All lines from the top of the records below through the line holding "minimum width=485pt, minimum", and only those, should be printed exactly, minus the pictures.

+===+

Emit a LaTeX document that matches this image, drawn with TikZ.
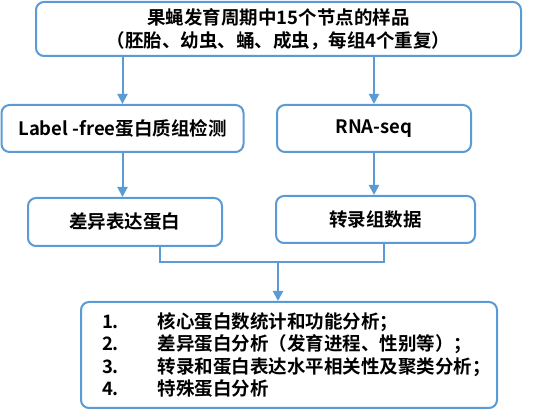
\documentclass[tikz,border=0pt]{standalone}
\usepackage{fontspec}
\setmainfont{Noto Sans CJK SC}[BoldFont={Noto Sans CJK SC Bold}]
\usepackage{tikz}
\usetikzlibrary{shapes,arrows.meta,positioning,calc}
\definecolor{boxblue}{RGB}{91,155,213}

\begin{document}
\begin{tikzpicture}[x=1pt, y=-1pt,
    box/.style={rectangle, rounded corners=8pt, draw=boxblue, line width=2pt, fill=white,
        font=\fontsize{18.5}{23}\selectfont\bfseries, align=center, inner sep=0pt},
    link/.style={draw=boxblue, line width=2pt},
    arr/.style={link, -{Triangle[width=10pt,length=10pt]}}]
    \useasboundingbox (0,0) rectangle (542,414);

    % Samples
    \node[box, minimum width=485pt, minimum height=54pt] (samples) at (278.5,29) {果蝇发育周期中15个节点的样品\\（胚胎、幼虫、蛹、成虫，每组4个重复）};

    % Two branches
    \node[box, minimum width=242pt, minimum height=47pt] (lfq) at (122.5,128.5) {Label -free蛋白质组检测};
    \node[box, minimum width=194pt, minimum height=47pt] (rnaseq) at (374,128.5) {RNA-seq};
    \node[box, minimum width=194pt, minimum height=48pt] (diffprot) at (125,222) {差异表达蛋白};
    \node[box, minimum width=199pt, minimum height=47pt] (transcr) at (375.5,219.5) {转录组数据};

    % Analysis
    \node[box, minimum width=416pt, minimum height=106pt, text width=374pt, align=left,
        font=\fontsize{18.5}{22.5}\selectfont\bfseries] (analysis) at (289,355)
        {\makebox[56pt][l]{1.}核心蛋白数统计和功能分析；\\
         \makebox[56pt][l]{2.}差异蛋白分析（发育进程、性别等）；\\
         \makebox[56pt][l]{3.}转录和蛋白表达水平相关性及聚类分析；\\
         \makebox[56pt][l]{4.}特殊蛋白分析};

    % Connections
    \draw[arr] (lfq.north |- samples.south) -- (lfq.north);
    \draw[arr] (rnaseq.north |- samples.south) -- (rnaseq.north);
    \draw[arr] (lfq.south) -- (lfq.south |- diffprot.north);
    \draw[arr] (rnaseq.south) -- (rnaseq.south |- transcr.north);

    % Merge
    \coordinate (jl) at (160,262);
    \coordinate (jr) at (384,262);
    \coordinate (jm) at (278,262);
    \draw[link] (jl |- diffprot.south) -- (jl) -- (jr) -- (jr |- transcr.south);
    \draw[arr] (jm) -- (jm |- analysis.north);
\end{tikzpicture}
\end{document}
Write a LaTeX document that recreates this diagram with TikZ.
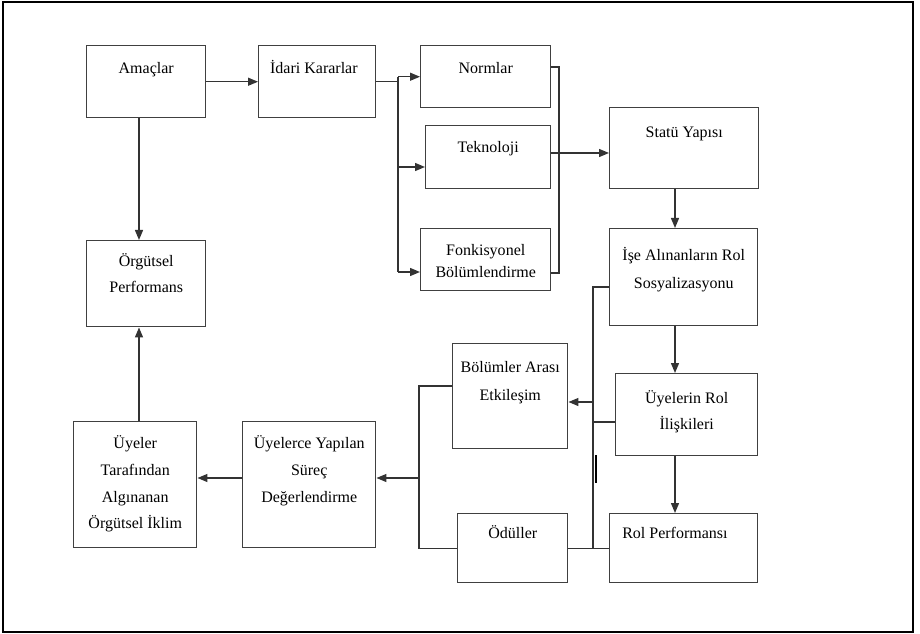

+===+

= EXERCISE RESULT =
Emit a LaTeX document that matches this image, drawn with TikZ.
\documentclass[tikz,border=0pt]{standalone}
\usepackage{fontspec}
\setmainfont{Noto Sans CJK SC}[BoldFont={Noto Sans CJK SC Bold}]
\usepackage{tikz}
\usetikzlibrary{shapes,arrows.meta,positioning,calc}
\definecolor{boxblue}{RGB}{91,155,213}

\begin{document}
\begin{tikzpicture}[x=1pt, y=-1pt,
    box/.style={rectangle, rounded corners=8pt, draw=boxblue, line width=2pt, fill=white,
        font=\fontsize{18.5}{23}\selectfont\bfseries, align=center, inner sep=0pt},
    link/.style={draw=boxblue, line width=2pt},
    arr/.style={link, -{Triangle[width=10pt,length=10pt]}}]
    \useasboundingbox (0,0) rectangle (542,414);

    % Samples
    \node[box, minimum width=485pt, minimum height=54pt] (samples) at (278.5,29) {果蝇发育周期中15个节点的样品\\（胚胎、幼虫、蛹、成虫，每组4个重复）};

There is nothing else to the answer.